I have a Pyspark file which will be submitted to Dataproc.
try:
print("Start writing")
url = "jdbc:postgresql://some-ip:5432/postgres"
properties = {
"driver": "org.postgresql.Driver",
"user": "postgres",
"password": "root"
}
df.write.jdbc(url=url, table="result", mode="overwrite", properties=properties)
except Exception as e:
print(e)
sc.stop()
I use postgresql-42.6.0.jar JDBC driver and my database is postgresql 14.
Here is the error.
An error occurred while calling o86.jdbc.
: org.postgresql.util.PSQLException: The connection attempt failed.
at org.postgresql.core.v3.ConnectionFactoryImpl.openConnectionImpl(ConnectionFactoryImpl.java:331)
at org.postgresql.core.ConnectionFactory.openConnection(ConnectionFactory.java:49)
at org.postgresql.jdbc.PgConnection.<init>(PgConnection.java:247)
at org.postgresql.Driver.makeConnection(Driver.java:434)
at org.postgresql.Driver.connect(Driver.java:291)

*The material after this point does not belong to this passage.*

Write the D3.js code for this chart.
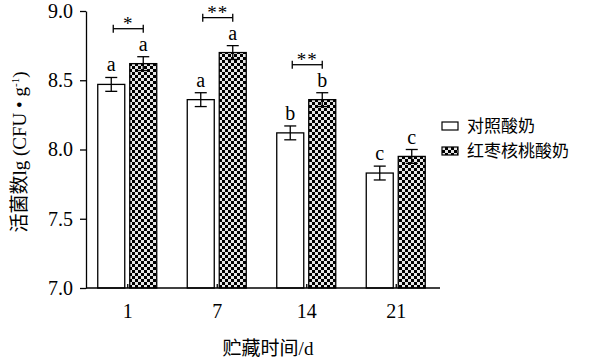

at org.apache.spark.sql.execution.datasources.jdbc.connection.BasicConnectionProvider.getConnection(BasicConnectionProvider.scala:49)
...
Caused by: java.net.SocketTimeoutException: connect timed out
at java.net.PlainSocketImpl.socketConnect(Native Method)
at java.net.AbstractPlainSocketImpl.doConnect(AbstractPlainSocketImpl.java:350)
at java.net.AbstractPlainSocketImpl.connectToAddress(AbstractPlainSocketImpl.java:206)
at java.net.AbstractPlainSocketImpl.connect(AbstractPlainSocketImpl.java:188)
at java.net.SocksSocketImpl.connect(SocksSocketImpl.java:392)
...
Here is how I submit my job through google cloud shell
gcloud beta dataproc jobs submit pyspark gs://taro-de-intern/pyspark_postgresql.py\
--cluster my-cluster \
--jars gs://my-bucket/postgresql-42.6.0.jar
I suspect that it has something to do with driver so I downgrade my jar file version to 42.4.2. But it didn't work and yield the same error.
I even tried to change the format to
df.write \
.format("jdbc") \
.option("driver", "org.postgresql.Driver") \
.option("url", "jdbc:postgresql://some-ip:5432/postgres") \
.option("dbtable", "schema.result") \
.option("user", "postgres") \
.option("password", "root") \
.save()
also yield the same error
I already sort it out so here is the solution. If you are using any cloud database(SQL instance on GCP, AWS, Azure)
Don't forget to allow outside connection
Here is where you can enable outside connection on GCP cloud SQL instance.
Go to connections
Add network(You won't have the allow all network when you first open) by entering the name of your connection(name doesn't matter) and your IP address.
For more information please visit Microsoft website on subnet mask.
Note: This is for the sake of example so don't allow all connection (0.0.0.0) in the real production.
Scroll down to the bottom and click save.